Thu Jun 04 02:20:35 2009 polettix [...] gmail.com - Correspondence added

Subject:	Re: [rt.cpan.org #46596] Encoding problems in POST requests
Date:	Thu, 4 Jun 2009 08:19:58 +0200
To:	bug-libwww-perl [...] rt.cpan.org
From:	Flavio Poletti <polettix [...] gmail.com>

Hi, the accept-charset seems the way to go (surely better than my home-baked "charset" solution!) but it should be enhanced IMHO. The "UNKNOWN" case defaults to UTF-8, and the standard<http://www.w3.org/TR/html401/interact/forms.html>says: The default value for this attribute is the reserved string "UNKNOWN". User agents may interpret this value as the character encoding that was used to transmit the document containing this FORM element. Hence, the best default should come from the document's encoding. If this is missing as well, it should probably default to ISO-8859-1 (like the document). Anyway yes... I know what "may" means, but if the UTF-8 path is chosen it would probably be wise to patch the docs as well to warn about it. Thanks, Flavio. On Wed, Jun 3, 2009 at 11:40 PM, Gisle_Aas via RT < bug-libwww-perl@rt.cpan.org> wrote: Show quoted text

> <URL: https://rt.cpan.org/Ticket/Display.html?id=46596 > > > I would think that this patch would help <http://github.com/gisle/libwww- > perl/commit/ff583c4b194eb7437c71f6fb659ae03b9bffce70> >

Mon Jun 15 08:51:32 2009 GAAS [...] cpan.org - Correspondence added

I think this problem is basically fixed in the content_charset branch.
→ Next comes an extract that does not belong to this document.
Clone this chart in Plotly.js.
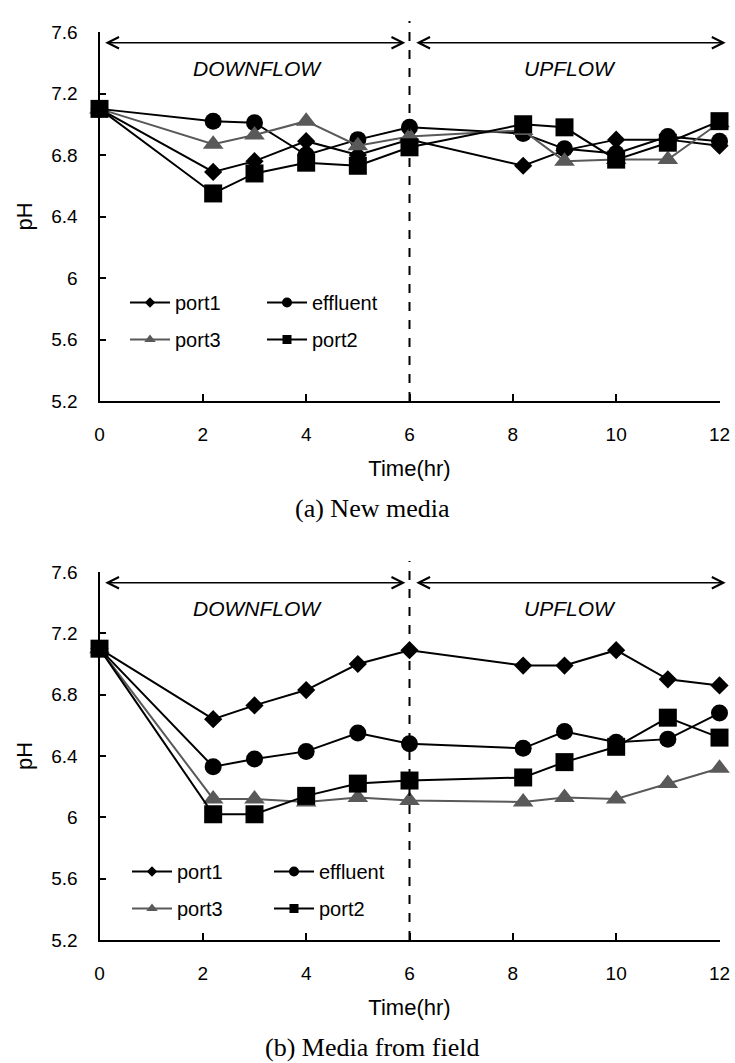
<!DOCTYPE html>
<html>
<head>
<meta charset="utf-8">
<script src="https://cdn.plot.ly/plotly-3.0.1.min.js"></script>
<style>html,body{margin:0;padding:0;background:#fff;}#chart{width:735px;height:1063px;}</style>
</head>
<body>
<div id="chart"></div>
<script>
// ---- data ----
const timeHr = [0, 2.2, 3, 4, 5, 6, 8.2, 9, 10, 11, 12];

// (a) New media
const newPort1    = [7.10, 6.69, 6.76, 6.89, 6.80, 6.90, 6.73, 6.83, 6.90, 6.90, 6.86];
const newEffluent = [7.10, 7.02, 7.01, 6.80, 6.90, 6.98, 6.94, 6.84, 6.81, 6.92, 6.89];
const newPort3    = [7.10, 6.87, 6.93, 7.02, 6.86, 6.92, 6.96, 6.76, 6.77, 6.77, 7.01];
const newPort2    = [7.10, 6.55, 6.68, 6.75, 6.73, 6.85, 7.00, 6.98, 6.77, 6.88, 7.02];

// (b) Media from field
const fieldPort1    = [7.10, 6.64, 6.73, 6.83, 7.00, 7.09, 6.99, 6.99, 7.09, 6.90, 6.86];
const fieldEffluent = [7.10, 6.33, 6.38, 6.43, 6.55, 6.48, 6.45, 6.56, 6.49, 6.51, 6.68];
const fieldPort3    = [7.10, 6.12, 6.12, 6.10, 6.13, 6.11, 6.10, 6.13, 6.12, 6.22, 6.32];
const fieldPort2    = [7.10, 6.02, 6.02, 6.14, 6.22, 6.24, 6.26, 6.36, 6.46, 6.65, 6.52];

const seriesNames = ['port1', 'effluent', 'port3', 'port2'];
const xTicks = [0, 2, 4, 6, 8, 10, 12];
const yTicks = [5.2, 5.6, 6, 6.4, 6.8, 7.2, 7.6];
const captions = ['(a) New media', '(b) Media from field'];
const phaseLabels = ['DOWNFLOW', 'UPFLOW'];

// ---- styles ----
const SANS = '"Liberation Sans", Arial, sans-serif';
const SERIF = '"Liberation Serif", "Times New Roman", serif';
const style = {
  port1:    {symbol: 'diamond',     color: '#000000', size: 14, lsize: 8},
  effluent: {symbol: 'circle',      color: '#000000', size: 17, lsize: 10},
  port3:    {symbol: 'triangle-up', color: '#595959', size: 18, lsize: 10},
  port2:    {symbol: 'square',      color: '#000000', size: 18, lsize: 9}
};

const panels = [
  {xa: 'x',  ya: 'y',  data: {port1: newPort1, effluent: newEffluent, port3: newPort3, port2: newPort2},
   legends: ['legend', 'legend2']},
  {xa: 'x2', ya: 'y2', data: {port1: fieldPort1, effluent: fieldEffluent, port3: fieldPort3, port2: fieldPort2},
   legends: ['legend3', 'legend4']}
];

const traces = [];
panels.forEach(p => {
  // real data traces, drawn in series order
  seriesNames.forEach(n => {
    const s = style[n];
    traces.push({
      type: 'scatter', mode: 'lines+markers', name: n,
      x: timeHr, y: p.data[n], xaxis: p.xa, yaxis: p.ya,
      line: {color: s.color, width: 2},
      marker: {symbol: s.symbol, color: s.color, size: s.size, line: {width: 0}},
      cliponaxis: false, showlegend: false, hoverinfo: 'x+y+name'
    });
  });
  // legend entries (small markers like the reference)
  const cols = [['port1', 'port3'], ['effluent', 'port2']];
  cols.forEach((col, ci) => {
    col.forEach(n => {
      const s = style[n];
      traces.push({
        type: 'scatter', mode: 'lines+markers', name: n,
        x: [null], y: [null], xaxis: p.xa, yaxis: p.ya,
        line: {color: s.color, width: 2},
        marker: {symbol: s.symbol, color: s.color, size: s.lsize, line: {width: 0}},
        legend: p.legends[ci], legendgroup: p.xa + n, showlegend: true
      });
    });
  });
});

const W = 735, H = 1063;
const xDom = [99.5 / W, 719.5 / W];
const yDomTop = [1 - 401 / H, 1 - 32 / H];
const yDomBot = [1 - 940 / H, 1 - 572 / H];

function xAxis(dom, anchor) {
  return {
    domain: dom, anchor: anchor, range: [0, 12], tickvals: xTicks,
    ticks: 'inside', ticklen: 7, tickwidth: 2, tickcolor: '#000',
    showline: true, linecolor: '#000', linewidth: 2, showgrid: false, zeroline: false,
    tickfont: {family: SANS, size: 19, color: '#000'}, ticklabelstandoff: 15,
    automargin: false,
    title: {text: 'Time(hr)', font: {family: SANS, size: 22, color: '#000'}, standoff: 17},
    fixedrange: true
  };
}
function yAxis(dom, anchor) {
  return {
    domain: dom, anchor: anchor, range: [5.2, 7.6], tickvals: yTicks,
    ticktext: yTicks.map(v => String(v)),
    ticks: 'inside', ticklen: 6, tickwidth: 2, tickcolor: '#000',
    showline: true, linecolor: '#000', linewidth: 2, showgrid: false, zeroline: false,
    tickfont: {family: SANS, size: 19, color: '#000'}, ticklabelstandoff: 16,
    automargin: false,
    title: {text: 'pH', font: {family: SANS, size: 22, color: '#000'}, standoff: 13},
    fixedrange: true
  };
}

function legendAt(xPx, yTopPx) {
  return {
    x: xPx / W, y: 1 - yTopPx / H, xanchor: 'left', yanchor: 'top',
    bgcolor: 'rgba(0,0,0,0)', borderwidth: 0,
    font: {family: SANS, size: 20, color: '#000'},
    tracegroupgap: 8, itemwidth: 40, itemclick: false, itemdoubleclick: false
  };
}

const shapes = [];
const annotations = [];
[['x', 'y', 0], ['x2', 'y2', 1]].forEach(([xa, ya, i]) => {
  shapes.push({type: 'line', xref: xa, yref: ya + ' domain', x0: 6, x1: 6, y0: 0, y1: 1.03,
               line: {color: '#000', width: 2, dash: 'dash'}});
  // double-headed phase arrows
  [[0.08, 5.92], [6.1, 12.12]].forEach(([a, b]) => {
    annotations.push({xref: xa, yref: ya, axref: xa, ayref: ya, x: b, y: 7.53, ax: a, ay: 7.53,
      text: '', showarrow: true, arrowside: 'end+start', arrowhead: 5, startarrowhead: 5,
      arrowsize: 1.6, startarrowsize: 1.6, arrowwidth: 1.4, arrowcolor: '#000', standoff: 0, startstandoff: 0});
  });
  annotations.push({xref: xa, yref: ya, x: 3.05, y: 7.365, text: phaseLabels[0], showarrow: false,
    font: {family: SANS, size: 21, color: '#000', style: 'italic'}});
  annotations.push({xref: xa, yref: ya, x: 9.1, y: 7.365, text: phaseLabels[1], showarrow: false,
    font: {family: SANS, size: 21, color: '#000', style: 'italic'}});
  annotations.push({xref: 'paper', yref: 'paper', x: 372 / W, y: 1 - (i === 0 ? 508 : 1047) / H,
    xanchor: 'center', yanchor: 'middle', text: captions[i], showarrow: false,
    font: {family: SERIF, size: 26, color: '#000'}});
});

const layout = {
  width: W, height: H, margin: {l: 0, r: 0, t: 0, b: 0},
  paper_bgcolor: '#fff', plot_bgcolor: '#fff',
  xaxis: xAxis(xDom, 'y'), yaxis: yAxis(yDomTop, 'x'),
  xaxis2: xAxis(xDom, 'y2'), yaxis2: yAxis(yDomBot, 'x2'),
  legend: legendAt(125, 283), legend2: legendAt(262, 283),
  legend3: legendAt(127, 852), legend4: legendAt(269, 852),
  shapes: shapes, annotations: annotations, showlegend: true
};

Plotly.newPlot('chart', traces, layout, {displayModeBar: false, staticPlot: true});
</script>
</body>
</html>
Still need a bit more testing and pondering before I merge this into the next release. [1] http://github.com/gisle/libwww-perl/commits/content_charset

Mon Jun 15 15:38:42 2009 GAAS [...] cpan.org - Correspondence added

Just uploaded libwww-perl-5.827 with these fixes.

Mon Jun 15 15:38:43 2009 GAAS [...] cpan.org - Status changed from 'open' to 'resolved'